Procan is portrayed as a muscular man with blue-green skin and hair. His eyes are golden, glinting like sunken treasure. He carries a large spear dripping with seaweed.
Procan is the father of the Velaeri: (Velnius, Telchur, Atroa, Sotillion, and Wenta). Procan usually ignores other gods, save for fellow sea-deities such as Osprem and Xerbo. He is said to have aided in the banishment of Panzuriel.
Procan’s realm, Seasedge, is located on the plane of Limbo.

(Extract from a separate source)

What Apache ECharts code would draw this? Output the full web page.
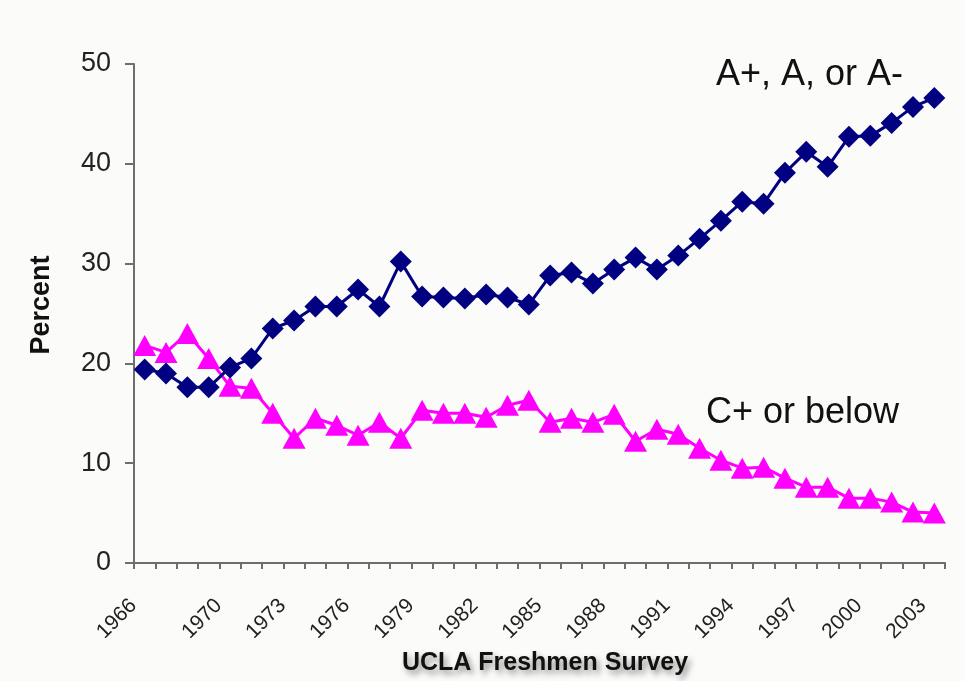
<!DOCTYPE html>
<html>
<head>
<meta charset="utf-8">
<title>UCLA Freshmen Survey</title>
<script src="https://cdn.jsdelivr.net/npm/echarts@6/dist/echarts.min.js"></script>
<style>
  html, body { margin: 0; padding: 0; background: #fbfbf9; }
  #chart { width: 965px; height: 681px; }
</style>
</head>
<body>
<div id="chart"></div>
<script>
// survey years
const years = [
  '1966', '1967', '1968', '1969', '1970', '1971', '1972', '1973', '1974', '1975',
  '1976', '1977', '1978', '1979', '1980', '1981', '1982', '1983', '1984', '1985',
  '1986', '1987', '1988', '1989', '1990', '1991', '1992', '1993', '1994', '1995',
  '1996', '1997', '1998', '1999', '2000', '2001', '2002', '2003'
]
// labels shown on the x axis
const shownYears = ['1966', '1970', '1973', '1976', '1979', '1982', '1985', '1988', '1991', '1994', '1997', '2000', '2003']

// percent reporting A+, A or A- average
const gradeA = [
  19.4, 19.0, 17.6, 17.6, 19.6, 20.5, 23.5, 24.3, 25.7, 25.7,
  27.4, 25.7, 30.2, 26.7, 26.6, 26.5, 26.9, 26.6, 25.9, 28.8,
  29.1, 28.0, 29.4, 30.6, 29.4, 30.8, 32.5, 34.3, 36.2, 36.0,
  39.1, 41.2, 39.7, 42.7, 42.8, 44.1, 45.7, 46.6
]
// percent reporting C+ or below
const gradeC = [
  21.8, 21.1, 23.0, 20.5, 17.7, 17.5, 15.0, 12.5, 14.5, 13.8,
  12.8, 14.1, 12.5, 15.3, 15.0, 15.0, 14.6, 15.8, 16.3, 14.1,
  14.5, 14.1, 14.9, 12.2, 13.4, 12.9, 11.5, 10.3, 9.5, 9.6,
  8.5, 7.6, 7.6, 6.5, 6.5, 6.1, 5.1, 5.0
]

const chart = echarts.init(document.getElementById('chart'))
const font = '"Liberation Sans", Arial, sans-serif'
const axisColor = '#6e6e6e'

const option = {
  backgroundColor: '#fbfbf9',
  animation: false,
  grid: { left: 134, right: 20, top: 64, bottom: 118 },
  xAxis: {
    type: 'category',
    data: years,
    boundaryGap: true,
    axisLine: { lineStyle: { color: axisColor, width: 2 } },
    axisTick: { show: true, interval: 0, length: 6, lineStyle: { color: axisColor, width: 2 } },
    axisLabel: {
      interval: (i, v) => shownYears.includes(v),
      rotate: 45,
      margin: 28,
      fontSize: 21,
      fontFamily: font,
      color: '#222',
      padding: [0, 16, 0, 0]
    },
    splitLine: { show: false }
  },
  yAxis: {
    type: 'value',
    min: 0,
    max: 50,
    interval: 10,
    axisLine: { show: true, lineStyle: { color: axisColor, width: 2 } },
    axisTick: { show: true, length: 9, lineStyle: { color: axisColor, width: 2 } },
    axisLabel: { fontSize: 27, fontFamily: font, color: '#222', margin: 23 },
    splitLine: { show: false }
  },
  series: [
    {
      name: 'A+, A, or A-',
      type: 'line',
      data: gradeA,
      symbol: 'diamond',
      symbolSize: 22,
      showAllSymbol: true,
      lineStyle: { color: '#000080', width: 3 },
      itemStyle: { color: '#000080' },
      z: 3
    },
    {
      name: 'C+ or below',
      type: 'line',
      data: gradeC,
      symbol: 'triangle',
      symbolSize: [23, 21],
      showAllSymbol: true,
      lineStyle: { color: '#ff00ff', width: 3 },
      itemStyle: { color: '#ff00ff' },
      z: 2
    }
  ],
  graphic: [
    {
      type: 'text',
      x: 42, y: 305,
      rotation: Math.PI / 2,
      style: {
        text: 'Percent',
        fontSize: 27, fontWeight: 'bold', fontFamily: font,
        fill: '#111', align: 'center', verticalAlign: 'middle'
      }
    },
    {
      type: 'text',
      x: 545, y: 663,
      style: {
        text: 'UCLA Freshmen Survey',
        fontSize: 25, fontWeight: 'bold', fontFamily: font,
        fill: '#111', align: 'center', verticalAlign: 'middle',
        textShadowColor: 'rgba(0,0,0,0.45)', textShadowBlur: 6,
        textShadowOffsetX: 3, textShadowOffsetY: 4
      }
    },
    {
      type: 'text',
      x: 716, y: 75,
      style: {
        text: 'A+, A, or A-',
        fontSize: 36, fontFamily: font,
        fill: '#111', align: 'left', verticalAlign: 'middle'
      }
    },
    {
      type: 'text',
      x: 706, y: 413,
      style: {
        text: 'C+ or below',
        fontSize: 36, fontFamily: font,
        fill: '#111', align: 'left', verticalAlign: 'middle'
      }
    }
  ]
}

chart.setOption(option)
</script>
</body>
</html>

Priests of Procan stress the protean and changeable nature of the seas and skies. They portray nature as a harsh, treacherous mistress that Procan can hope to avail against. While Procan can protect his worshippers against doom, they also note that he can help them reap the bounty of the seas. The ocean—and, by extension, Procan—is seen as the origin and destination of all life.
Procan is most often revered in his aquatic aspect, though some inland peoples do worship him as a weather god. Some sentient aquatic creatures, such as merfolk, may also worship Procan.
Clerics of Procan normally live on or near the sea, ministering to fishermen and sailors. Their holy water is made from salt water, but their create water cantrips may call either fresh or salt water into being.
Any port city will have at least a small shrine to Procan. Atirr, the Free City of Greyhawk, Hardby, Irongate, and Sasserine all have temples to the deity. Atirr’s cathedral is particularly large. The cathedral of Procan in Ironport in the Sea Barons is famed for its incredible decorations, including arabesques, symbols of Procan, anchors, and chains all carved from stone. In the center is a towering 20 foot high statue of the god himself. The cathedral’s walls stand over a hundred feet high.
Procan’s services are held on or close to the sea. Gold or pearls are cast into the waters as offerings to the deity, fish and bread are eaten, and the priests pray for the safety at sea.